- _Source excerpt_
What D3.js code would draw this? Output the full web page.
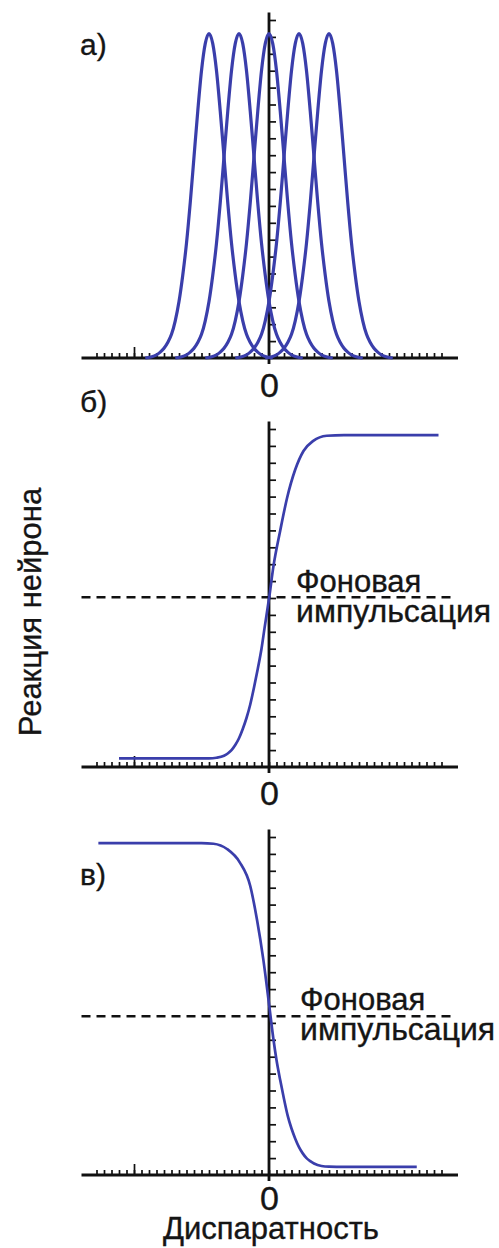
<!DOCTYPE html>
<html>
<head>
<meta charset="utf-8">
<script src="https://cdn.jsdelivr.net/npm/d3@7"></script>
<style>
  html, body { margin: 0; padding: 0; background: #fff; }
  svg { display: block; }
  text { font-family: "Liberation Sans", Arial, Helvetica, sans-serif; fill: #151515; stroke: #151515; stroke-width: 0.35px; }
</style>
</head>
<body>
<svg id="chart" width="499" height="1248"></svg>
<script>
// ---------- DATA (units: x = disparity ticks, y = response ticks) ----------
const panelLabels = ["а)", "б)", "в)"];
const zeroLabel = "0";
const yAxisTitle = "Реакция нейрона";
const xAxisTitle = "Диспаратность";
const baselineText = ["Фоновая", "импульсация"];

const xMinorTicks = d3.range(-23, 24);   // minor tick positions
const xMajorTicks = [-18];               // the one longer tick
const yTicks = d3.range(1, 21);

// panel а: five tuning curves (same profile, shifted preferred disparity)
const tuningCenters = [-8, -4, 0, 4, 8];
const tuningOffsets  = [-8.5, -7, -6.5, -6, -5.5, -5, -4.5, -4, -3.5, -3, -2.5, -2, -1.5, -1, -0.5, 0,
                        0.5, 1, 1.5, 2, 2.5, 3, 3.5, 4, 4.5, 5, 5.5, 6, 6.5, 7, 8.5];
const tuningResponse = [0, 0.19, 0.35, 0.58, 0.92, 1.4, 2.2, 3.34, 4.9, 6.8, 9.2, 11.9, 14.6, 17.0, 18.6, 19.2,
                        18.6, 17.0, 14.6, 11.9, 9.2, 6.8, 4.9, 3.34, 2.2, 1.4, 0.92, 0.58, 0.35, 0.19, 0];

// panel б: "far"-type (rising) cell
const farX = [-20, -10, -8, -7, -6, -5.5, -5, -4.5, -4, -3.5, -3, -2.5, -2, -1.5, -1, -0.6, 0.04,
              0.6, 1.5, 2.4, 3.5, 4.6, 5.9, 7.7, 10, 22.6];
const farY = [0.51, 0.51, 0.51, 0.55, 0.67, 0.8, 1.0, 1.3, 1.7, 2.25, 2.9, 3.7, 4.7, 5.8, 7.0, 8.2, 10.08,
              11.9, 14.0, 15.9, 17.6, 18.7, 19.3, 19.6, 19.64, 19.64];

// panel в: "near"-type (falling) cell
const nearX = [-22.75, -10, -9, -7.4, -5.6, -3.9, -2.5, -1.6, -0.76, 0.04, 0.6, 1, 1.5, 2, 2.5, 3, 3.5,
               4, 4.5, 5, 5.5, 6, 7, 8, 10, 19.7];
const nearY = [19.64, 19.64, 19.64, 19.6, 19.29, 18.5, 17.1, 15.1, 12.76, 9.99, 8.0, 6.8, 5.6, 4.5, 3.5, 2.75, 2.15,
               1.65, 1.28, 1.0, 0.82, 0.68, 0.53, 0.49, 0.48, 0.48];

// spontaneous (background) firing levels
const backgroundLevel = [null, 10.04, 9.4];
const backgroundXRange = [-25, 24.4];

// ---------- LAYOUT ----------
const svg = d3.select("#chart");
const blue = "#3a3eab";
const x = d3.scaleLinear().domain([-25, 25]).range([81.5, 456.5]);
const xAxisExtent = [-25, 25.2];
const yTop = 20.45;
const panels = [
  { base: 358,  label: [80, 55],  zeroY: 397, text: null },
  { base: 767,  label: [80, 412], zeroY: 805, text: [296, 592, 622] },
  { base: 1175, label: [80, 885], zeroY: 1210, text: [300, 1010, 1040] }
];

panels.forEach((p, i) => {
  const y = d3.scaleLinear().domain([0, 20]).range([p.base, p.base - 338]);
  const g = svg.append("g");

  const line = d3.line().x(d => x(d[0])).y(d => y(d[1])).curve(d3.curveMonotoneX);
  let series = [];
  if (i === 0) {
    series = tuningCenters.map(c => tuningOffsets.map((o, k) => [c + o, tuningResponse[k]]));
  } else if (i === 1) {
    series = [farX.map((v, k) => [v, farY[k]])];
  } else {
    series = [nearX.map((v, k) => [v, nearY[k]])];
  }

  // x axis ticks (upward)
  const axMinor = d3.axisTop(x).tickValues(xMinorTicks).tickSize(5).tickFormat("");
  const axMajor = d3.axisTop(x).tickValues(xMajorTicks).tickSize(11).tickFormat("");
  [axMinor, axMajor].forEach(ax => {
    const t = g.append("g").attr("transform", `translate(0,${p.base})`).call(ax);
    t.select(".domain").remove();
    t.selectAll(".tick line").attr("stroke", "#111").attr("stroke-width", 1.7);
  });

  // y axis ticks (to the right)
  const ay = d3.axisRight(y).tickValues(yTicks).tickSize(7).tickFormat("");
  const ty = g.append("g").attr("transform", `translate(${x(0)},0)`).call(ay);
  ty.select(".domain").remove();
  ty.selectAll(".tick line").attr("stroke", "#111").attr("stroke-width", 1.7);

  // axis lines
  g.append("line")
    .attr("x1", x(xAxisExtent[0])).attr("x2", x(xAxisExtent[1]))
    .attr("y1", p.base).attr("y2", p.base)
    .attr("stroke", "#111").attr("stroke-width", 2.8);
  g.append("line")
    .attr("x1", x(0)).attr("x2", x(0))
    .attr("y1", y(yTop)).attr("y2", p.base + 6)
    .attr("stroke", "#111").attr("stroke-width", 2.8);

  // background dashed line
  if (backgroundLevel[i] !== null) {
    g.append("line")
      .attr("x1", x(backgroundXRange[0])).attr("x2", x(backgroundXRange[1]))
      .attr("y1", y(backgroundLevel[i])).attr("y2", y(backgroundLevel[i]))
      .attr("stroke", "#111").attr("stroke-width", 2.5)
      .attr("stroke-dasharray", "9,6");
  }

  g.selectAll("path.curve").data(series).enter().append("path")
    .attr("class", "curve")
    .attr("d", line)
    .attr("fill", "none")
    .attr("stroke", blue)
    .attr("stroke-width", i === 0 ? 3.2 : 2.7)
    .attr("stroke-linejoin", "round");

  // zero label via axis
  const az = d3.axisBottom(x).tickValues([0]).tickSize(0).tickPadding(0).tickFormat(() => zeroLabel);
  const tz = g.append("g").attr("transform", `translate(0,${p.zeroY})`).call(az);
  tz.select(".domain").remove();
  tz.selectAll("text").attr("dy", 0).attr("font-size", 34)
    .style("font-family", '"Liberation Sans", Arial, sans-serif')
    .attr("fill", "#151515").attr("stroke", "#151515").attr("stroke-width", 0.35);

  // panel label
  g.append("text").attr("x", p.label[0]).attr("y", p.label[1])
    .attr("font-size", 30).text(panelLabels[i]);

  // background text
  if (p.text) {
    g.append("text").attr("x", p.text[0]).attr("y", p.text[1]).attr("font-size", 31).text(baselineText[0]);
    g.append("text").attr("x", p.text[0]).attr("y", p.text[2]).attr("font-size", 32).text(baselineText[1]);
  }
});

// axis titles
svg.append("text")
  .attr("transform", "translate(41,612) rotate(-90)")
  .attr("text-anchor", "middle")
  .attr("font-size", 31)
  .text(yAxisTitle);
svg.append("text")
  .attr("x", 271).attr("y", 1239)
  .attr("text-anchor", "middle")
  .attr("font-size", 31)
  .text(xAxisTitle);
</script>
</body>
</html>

- _Exercise details_
Print out the material word for word, omitting the pictures.

- _Solution to the exercise_
What D3.js code would draw this? Output the full web page.
<!DOCTYPE html>
<html>
<head>
<meta charset="utf-8">
<script src="https://cdn.jsdelivr.net/npm/d3@7"></script>
<style>
  html, body { margin: 0; padding: 0; background: #fff; }
  svg { display: block; }
  text { font-family: "Liberation Sans", Arial, Helvetica, sans-serif; fill: #151515; stroke: #151515; stroke-width: 0.35px; }
</style>
</head>
<body>
<svg id="chart" width="499" height="1248"></svg>
<script>
// ---------- DATA (units: x = disparity ticks, y = response ticks) ----------
const panelLabels = ["а)", "б)", "в)"];
const zeroLabel = "0";
const yAxisTitle = "Реакция нейрона";
const xAxisTitle = "Диспаратность";
const baselineText = ["Фоновая", "импульсация"];

const xMinorTicks = d3.range(-23, 24);   // minor tick positions
const xMajorTicks = [-18];               // the one longer tick
const yTicks = d3.range(1, 21);

// panel а: five tuning curves (same profile, shifted preferred disparity)
const tuningCenters = [-8, -4, 0, 4, 8];
const tuningOffsets  = [-8.5, -7, -6.5, -6, -5.5, -5, -4.5, -4, -3.5, -3, -2.5, -2, -1.5, -1, -0.5, 0,
                        0.5, 1, 1.5, 2, 2.5, 3, 3.5, 4, 4.5, 5, 5.5, 6, 6.5, 7, 8.5];
const tuningResponse = [0, 0.19, 0.35, 0.58, 0.92, 1.4, 2.2, 3.34, 4.9, 6.8, 9.2, 11.9, 14.6, 17.0, 18.6, 19.2,
                        18.6, 17.0, 14.6, 11.9, 9.2, 6.8, 4.9, 3.34, 2.2, 1.4, 0.92, 0.58, 0.35, 0.19, 0];

// panel б: "far"-type (rising) cell
const farX = [-20, -10, -8, -7, -6, -5.5, -5, -4.5, -4, -3.5, -3, -2.5, -2, -1.5, -1, -0.6, 0.04,
              0.6, 1.5, 2.4, 3.5, 4.6, 5.9, 7.7, 10, 22.6];
const farY = [0.51, 0.51, 0.51, 0.55, 0.67, 0.8, 1.0, 1.3, 1.7, 2.25, 2.9, 3.7, 4.7, 5.8, 7.0, 8.2, 10.08,
              11.9, 14.0, 15.9, 17.6, 18.7, 19.3, 19.6, 19.64, 19.64];

// panel в: "near"-type (falling) cell
const nearX = [-22.75, -10, -9, -7.4, -5.6, -3.9, -2.5, -1.6, -0.76, 0.04, 0.6, 1, 1.5, 2, 2.5, 3, 3.5,
               4, 4.5, 5, 5.5, 6, 7, 8, 10, 19.7];
const nearY = [19.64, 19.64, 19.64, 19.6, 19.29, 18.5, 17.1, 15.1, 12.76, 9.99, 8.0, 6.8, 5.6, 4.5, 3.5, 2.75, 2.15,
               1.65, 1.28, 1.0, 0.82, 0.68, 0.53, 0.49, 0.48, 0.48];

// spontaneous (background) firing levels
const backgroundLevel = [null, 10.04, 9.4];
const backgroundXRange = [-25, 24.4];

// ---------- LAYOUT ----------
const svg = d3.select("#chart");
const blue = "#3a3eab";
const x = d3.scaleLinear().domain([-25, 25]).range([81.5, 456.5]);
const xAxisExtent = [-25, 25.2];
const yTop = 20.45;
const panels = [
  { base: 358,  label: [80, 55],  zeroY: 397, text: null },
  { base: 767,  label: [80, 412], zeroY: 805, text: [296, 592, 622] },
  { base: 1175, label: [80, 885], zeroY: 1210, text: [300, 1010, 1040] }
];

panels.forEach((p, i) => {
  const y = d3.scaleLinear().domain([0, 20]).range([p.base, p.base - 338]);
  const g = svg.append("g");

  const line = d3.line().x(d => x(d[0])).y(d => y(d[1])).curve(d3.curveMonotoneX);
  let series = [];
  if (i === 0) {
    series = tuningCenters.map(c => tuningOffsets.map((o, k) => [c + o, tuningResponse[k]]));
  } else if (i === 1) {
    series = [farX.map((v, k) => [v, farY[k]])];
  } else {
    series = [nearX.map((v, k) => [v, nearY[k]])];
  }

  // x axis ticks (upward)
  const axMinor = d3.axisTop(x).tickValues(xMinorTicks).tickSize(5).tickFormat("");
  const axMajor = d3.axisTop(x).tickValues(xMajorTicks).tickSize(11).tickFormat("");
  [axMinor, axMajor].forEach(ax => {
    const t = g.append("g").attr("transform", `translate(0,${p.base})`).call(ax);
    t.select(".domain").remove();
    t.selectAll(".tick line").attr("stroke", "#111").attr("stroke-width", 1.7);
  });

  // y axis ticks (to the right)
  const ay = d3.axisRight(y).tickValues(yTicks).tickSize(7).tickFormat("");
  const ty = g.append("g").attr("transform", `translate(${x(0)},0)`).call(ay);
  ty.select(".domain").remove();
  ty.selectAll(".tick line").attr("stroke", "#111").attr("stroke-width", 1.7);

  // axis lines
  g.append("line")
    .attr("x1", x(xAxisExtent[0])).attr("x2", x(xAxisExtent[1]))
    .attr("y1", p.base).attr("y2", p.base)
    .attr("stroke", "#111").attr("stroke-width", 2.8);
  g.append("line")
    .attr("x1", x(0)).attr("x2", x(0))
    .attr("y1", y(yTop)).attr("y2", p.base + 6)
    .attr("stroke", "#111").attr("stroke-width", 2.8);

  // background dashed line
  if (backgroundLevel[i] !== null) {
    g.append("line")
      .attr("x1", x(backgroundXRange[0])).attr("x2", x(backgroundXRange[1]))
      .attr("y1", y(backgroundLevel[i])).attr("y2", y(backgroundLevel[i]))
      .attr("stroke", "#111").attr("stroke-width", 2.5)
      .attr("stroke-dasharray", "9,6");
  }

  g.selectAll("path.curve").data(series).enter().append("path")
    .attr("class", "curve")
    .attr("d", line)
    .attr("fill", "none")
    .attr("stroke", blue)
    .attr("stroke-width", i === 0 ? 3.2 : 2.7)
    .attr("stroke-linejoin", "round");

  // zero label via axis
  const az = d3.axisBottom(x).tickValues([0]).tickSize(0).tickPadding(0).tickFormat(() => zeroLabel);
  const tz = g.append("g").attr("transform", `translate(0,${p.zeroY})`).call(az);
  tz.select(".domain").remove();
  tz.selectAll("text").attr("dy", 0).attr("font-size", 34)
    .style("font-family", '"Liberation Sans", Arial, sans-serif')
    .attr("fill", "#151515").attr("stroke", "#151515").attr("stroke-width", 0.35);

  // panel label
  g.append("text").attr("x", p.label[0]).attr("y", p.label[1])
    .attr("font-size", 30).text(panelLabels[i]);

  // background text
  if (p.text) {
    g.append("text").attr("x", p.text[0]).attr("y", p.text[1]).attr("font-size", 31).text(baselineText[0]);
    g.append("text").attr("x", p.text[0]).attr("y", p.text[2]).attr("font-size", 32).text(baselineText[1]);
  }
});

// axis titles
svg.append("text")
  .attr("transform", "translate(41,612) rotate(-90)")
  .attr("text-anchor", "middle")
  .attr("font-size", 31)
  .text(yAxisTitle);
svg.append("text")
  .attr("x", 271).attr("y", 1239)
  .attr("text-anchor", "middle")
  .attr("font-size", 31)
  .text(xAxisTitle);
</script>
</body>
</html>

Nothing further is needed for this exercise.